Operation SIM Cartel (also styled as Operation SIMCARTEL) was an international law enforcement operation conducted on 10 October 2025 that dismantled an industrial-scale SIM farm and SIM-box network based primarily in Latvia. Coordinated by Europol and Eurojust, the joint investigation involved law enforcement agencies from Latvia, Austria, Estonia, and Finland.

The criminal network operated a cybercrime-as-a-service (CaaS) platform that allowed actors globally to rent anonymous phone numbers to register and verify fake accounts on popular online services. The infrastructure powered an estimated 49 to 50 million fake accounts and was linked to at least 3,200 confirmed fraud incidents, causing approximately €5 million in financial losses across Europe.
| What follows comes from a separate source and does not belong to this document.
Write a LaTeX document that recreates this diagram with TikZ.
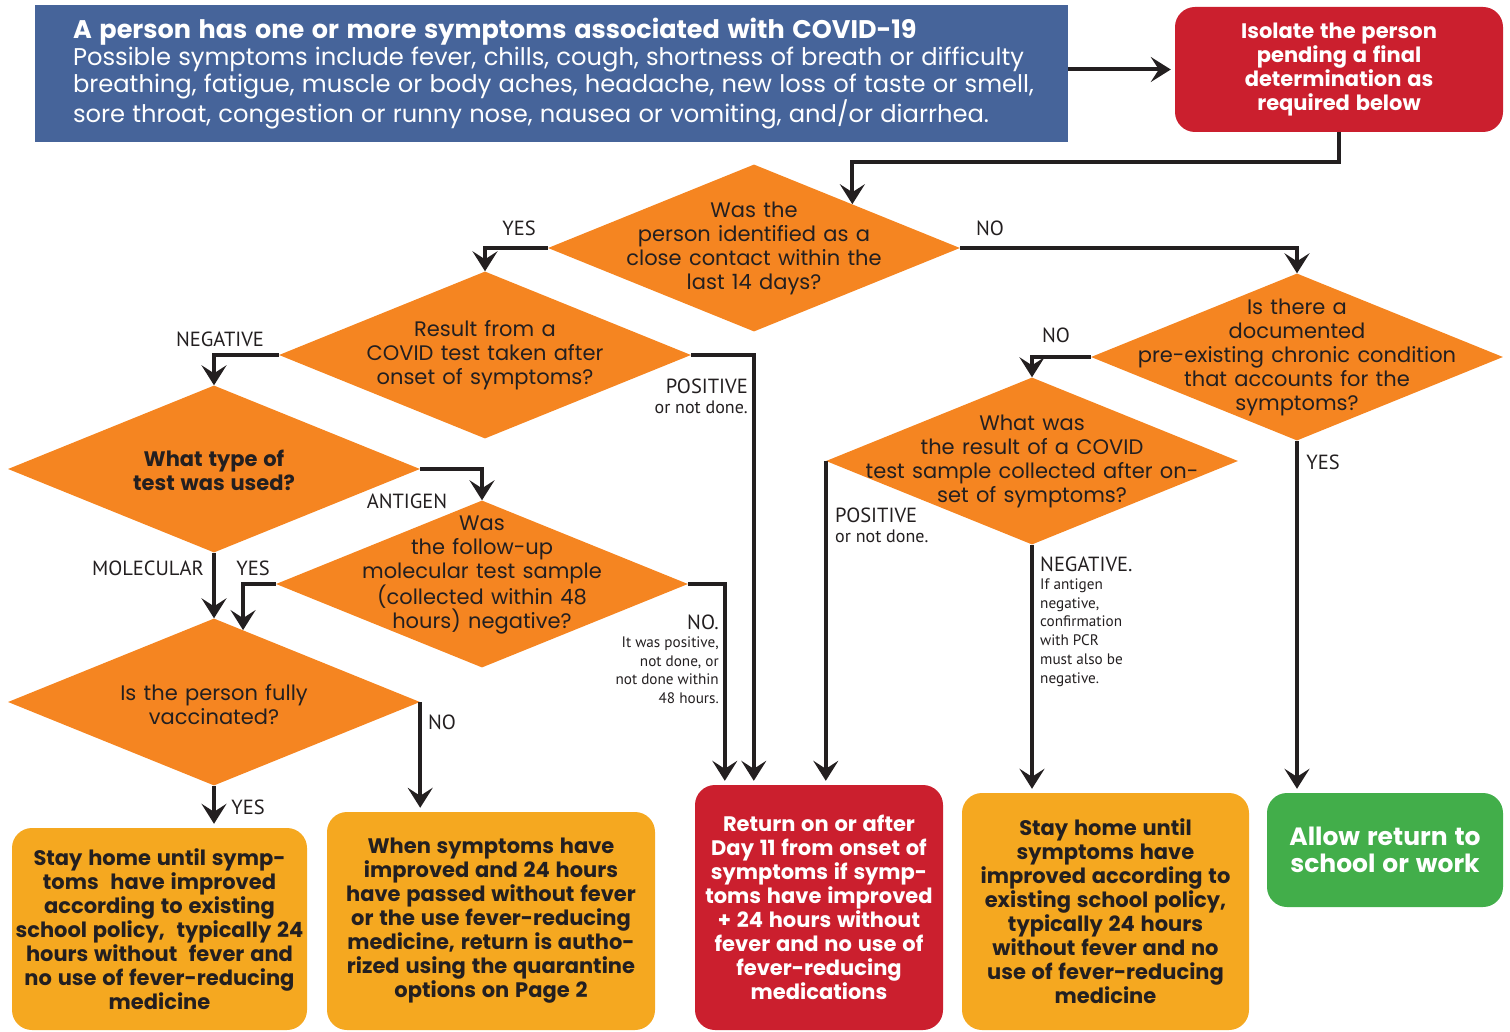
\documentclass[tikz,border=0pt]{standalone}
\usepackage{fontspec}
\setmainfont{Poppins}[WordSpace=1.3]
\newfontfamily\lblfont{PT Sans}
\usetikzlibrary{arrows.meta,positioning,shapes.geometric}

\definecolor{hdrblue}{HTML}{46649A}
\definecolor{isored}{HTML}{CB1F2E}
\definecolor{qorange}{HTML}{F58521}
\definecolor{amber}{HTML}{F5A820}
\definecolor{okgreen}{HTML}{42AE4A}
\definecolor{ink}{HTML}{231F20}

\begin{document}
\begin{tikzpicture}[
  x=1pt, y=-1pt,
  dia/.style={diamond, fill=qorange, inner sep=0pt, minimum width=412pt, minimum height=167pt},
  q/.style={align=center, text=ink, inner sep=0pt, font=\fontsize{21}{24}\selectfont},
  box/.style={rounded corners=20pt, align=center, inner sep=0pt, font=\bfseries\fontsize{21}{24}\selectfont},
  lbl/.style={text=ink, inner sep=0pt, font=\lblfont\fontsize{20.5}{22}\selectfont},
  sub/.style={text=ink, inner sep=0pt, font=\lblfont\fontsize{18}{21}\selectfont},
  note/.style={text=ink, inner sep=0pt, font=\lblfont\fontsize{15.2}{18.8}\selectfont},
  arr/.style={-{Stealth[length=20pt, width=25pt, inset=8pt]}, line width=4pt, draw=ink}
]
\useasboundingbox (0,0) rectangle (1510,1032);

% top row
\node[fill=hdrblue, text=white, align=left, anchor=center, minimum width=1033pt, minimum height=137pt,
      text width=957pt, inner xsep=38pt, inner ysep=0pt] (sym) at (551.5,73.5)
  {\lineskiplimit=-100pt\relax
   {\bfseries\fontsize{25.5}{29}\selectfont\spaceskip=0.3em\relax \mbox{A person has one or more symptoms associated with COVID-19}}\\[1pt]
   {\fontsize{24.2}{26.5}\selectfont\spaceskip=0.3em\relax \mbox{Possible symptoms include fever, chills, cough, shortness of breath or difficulty}\\
   \mbox{breathing, fatigue, muscle or body aches, headache, new loss of taste or smell,}\\
   \mbox{sore throat, congestion or runny nose, nausea or vomiting, and/or diarrhea.}}};
\node[box, fill=isored, text=white, minimum width=328pt, minimum height=125pt] (iso) at (1339,69.5)
  {Isolate the person\\pending a final\\determination as\\required below};

% questions
\node[dia, label={[q]center:{Was the\\person identified as a\\close contact within the\\last 14 days?}}] (close) at (754,248) {};
\node[dia, label={[q]center:{Result from a\\COVID test taken after\\onset of symptoms?}}] (result) at (485,355) {};
\node[dia, label={[q, font=\bfseries\fontsize{21}{24}\selectfont, yshift=-1pt]center:{What type of\\test was used?}}] (type) at (214,469) {};
\node[dia, label={[q, yshift=9pt]center:{Was\\the follow-up\\molecular test sample\\(collected within 48\\hours) negative?}}] (follow) at (482,584) {};
\node[dia, label={[q, yshift=-3pt]center:{Is the person fully\\vaccinated?}}] (vacc) at (214,702) {};
\node[dia, label={[q]center:{Is there a\\documented\\pre-existing chronic condition\\that accounts for the\\symptoms?}}] (chronic) at (1297,357) {};
\node[dia, label={[q]center:{What was\\the result of a COVID\\test sample collected after on-\\set of symptoms?}}] (covres) at (1032,461) {};

% outcomes
\node[box, fill=amber, text=ink, minimum width=295pt, minimum height=202pt] (stayA) at (159.5,929)
  {Stay home until symp-\\toms\ \ have improved\\according to existing\\school policy,\ \ typically 24\\hours without\ \ fever and\\no use of fever-reducing\\medicine};
\node[box, fill=amber, text=ink, minimum width=328pt, minimum height=218pt] (when) at (491,921)
  {When symptoms have\\improved and 24 hours\\have passed without fever\\or the use fever-reducing\\medicine, return is autho-\\rized using the quarantine\\options on Page 2};
\node[box, fill=isored, text=white, minimum width=248pt, minimum height=245pt] (ret) at (819,907.5)
  {Return on or after\\Day 11 from onset of\\symptoms if symp-\\toms have improved\\+ 24 hours without\\fever and no use of\\fever-reducing\\medications};
\node[box, fill=amber, text=ink, minimum width=287pt, minimum height=237pt] (stayB) at (1105.5,911.5)
  {Stay home until\\symptoms have\\improved according to\\existing school policy,\\typically 24 hours\\without fever and no\\use of fever-reducing\\medicine};
\node[box, fill=okgreen, text=white, minimum width=236pt, minimum height=114pt,
      font=\bfseries\fontsize{25}{27}\selectfont] (allow) at (1385,850)
  {Allow return to\\school or work};

% branch labels
\node[lbl] (yesA) at (519,228) {YES};
\node[lbl] (noA) at (990,228) {NO};
\node[lbl] (negA) at (220,339) {NEGATIVE};
\node[lbl, anchor=north east] (posA) at (748,379) {POSITIVE};
\node[sub, below=6pt of posA.south east, anchor=north east] (posAtxt) {or not done.};
\node[lbl] (antigen) at (407,501) {ANTIGEN};
\node[lbl] (molec) at (148,568) {MOLECULAR};
\node[lbl] (yesB) at (253,568) {YES};
\node[lbl, anchor=north east] (noB) at (719,615) {NO.};
\node[note, align=right, below=6pt of noB.south east, anchor=north east] (noBtxt)
  {It was positive,\\not done, or\\not done within\\48 hours.};
\node[lbl] (noC) at (442,722) {NO};
\node[lbl] (yesC) at (248,807) {YES};
\node[lbl] (noD) at (1056,335) {NO};
\node[lbl] (yesD) at (1323,462) {YES};
\node[lbl, anchor=north west] (posB) at (835,508) {POSITIVE};
\node[sub, below=6pt of posB.south west, anchor=north west] (posBtxt) {or not done.};
\node[lbl, anchor=north west] (negB) at (1040,557) {NEGATIVE.};
\node[note, align=left, below=6pt of negB.south west, anchor=north west] (negBtxt)
  {If antigen\\negative,\\confirmation\\with PCR\\must also be\\negative.};

% connectors
\draw[arr] (sym.east |- iso.west) -- ([xshift=-4pt]iso.west);
\draw[arr] (iso.south) -- ++(0,30) -| (close.24);
\draw[arr] (close.west) -| (result.north);
\draw[arr] (close.east) -| (chronic.north);
\draw[arr] (result.west) -| (type.north);
\draw[arr] (result.east) -| ([xshift=59pt, yshift=4pt]ret.north west);
\draw[arr] (type.east) -| (follow.north);
\draw[arr] (type.south) -- (vacc.north);
\draw[arr] (follow.west) -| (vacc.68);
\draw[arr] (follow.east) -| ([xshift=30pt, yshift=4pt]ret.north west);
\draw[arr] (vacc.south) -- ([yshift=4pt]vacc.south |- stayA.north);
\draw[arr] (vacc.east) -- ([yshift=4pt]vacc.east |- when.north);
\draw[arr] (chronic.west) -| (covres.north);
\draw[arr] (covres.west) -- ([yshift=4pt]covres.west |- ret.north);
\draw[arr] (covres.south) -- ([yshift=4pt]covres.south |- stayB.north);
\draw[arr] (chronic.south) -- ([yshift=4pt]chronic.south |- allow.north);
\end{tikzpicture}
\end{document}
== Background and infrastructure ==
A SIM box (or SIM farm) holds dozens or hundreds of cellular SIM cards and routes telecommunication traffic. While used for legitimate routing purposes, they are frequently exploited by cybercriminals to bypass international call rates or to generate mass automated text messages anonymously.
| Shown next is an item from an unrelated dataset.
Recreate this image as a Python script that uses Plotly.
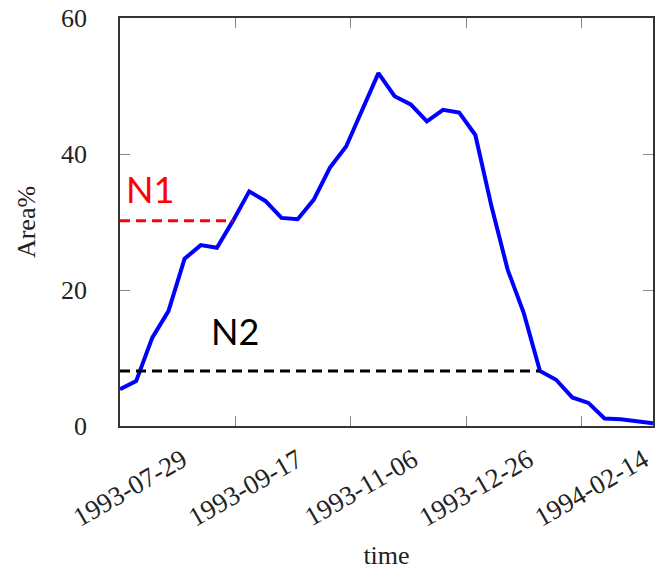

The criminal syndicate targeted in Operation SIM Cartel operated under the guise of legitimate businesses. They hosted a platform that offered automated verification services using phone numbers registered in more than 80 countries. These services were primarily facilitated through two public-facing websites, gogetsms.com and apisim.com.

Clients of the service paid to receive SMS verification codes, which were then used to bypass security measures and create millions of fraudulent, automated accounts across more than 160 online platforms, including social media, financial services, and messaging applications.

== Law enforcement action ==
On 10 October 2025, authorities conducted a coordinated "action day" consisting of 26 searches across various properties in Latvia. The tactical execution inside Latvia was carried out by the Latvian State Police's Cybercrime Enforcement Department in cooperation with the "OMEGA" counter-terrorism unit. Technical and investigative assistance was also provided by the Shadowserver Foundation.

During the raids, law enforcement seized:
- 1,200 active SIM box devices
- Approximately 40,000 active SIM cards and hundreds of thousands of inactive/spare SIM cards
- Five infrastructure servers
- Over €1.2 million in physical cash
- Four luxury vehicles and a motorcycle

The domains gogetsms.com and apisim.com were seized and replaced with law enforcement landing pages.

Seven suspects were arrested, including five Latvian nationals detained during the primary raids. One of the main suspects arrested in Estonia was already under investigation by Estonian authorities for separate counts of arson and extortion. In addition to the physical seizures, authorities froze approximately €431,000 in traditional bank accounts and €266,000 in various cryptocurrency accounts.

== Impact ==
The dismantled SIM-box network was linked to at least 3,200 cyber fraud incidents across Europe, which included phishing, smishing (SMS phishing), investment scams, impersonation fraud, and extortion.

The cumulative financial damage caused by these scams is estimated to be approximately €5 million. The majority of the documented losses were concentrated in Austria (approximately €4.5 million) and Latvia (approximately €420,000).

== Legal proceedings ==
Following the October 2025 raids, a Joint Investigation Team (JIT) composed of Latvian, Austrian, and Estonian investigators continued forensic analysis of the seized servers to identify the global clientele of the platform.

On 14 July 2026, the Latvian State Police announced they had finalized their pre-trial investigation into a spin-off criminal case regarding money laundering and the unauthorized use of third-party identities. The investigation revealed that members of the criminal organization had stolen or unlawfully acquired the personal credentials, emails, and identification documents of third parties to register multiple virtual currency accounts and debit cards.

These proxy accounts were utilized by the group's leader to launder cryptocurrency totaling over €1,497,062. On 8 June 2026, the Rīga District Prosecutor's Office referred the case against three individuals to the Economic Affairs Court (Ekonomisko lietu tiesa). Because the exact predicate offenses generating the funds could not be entirely traced during this branch of the inquiry, the prosecution proceeded under "stand-alone" autonomous money laundering laws.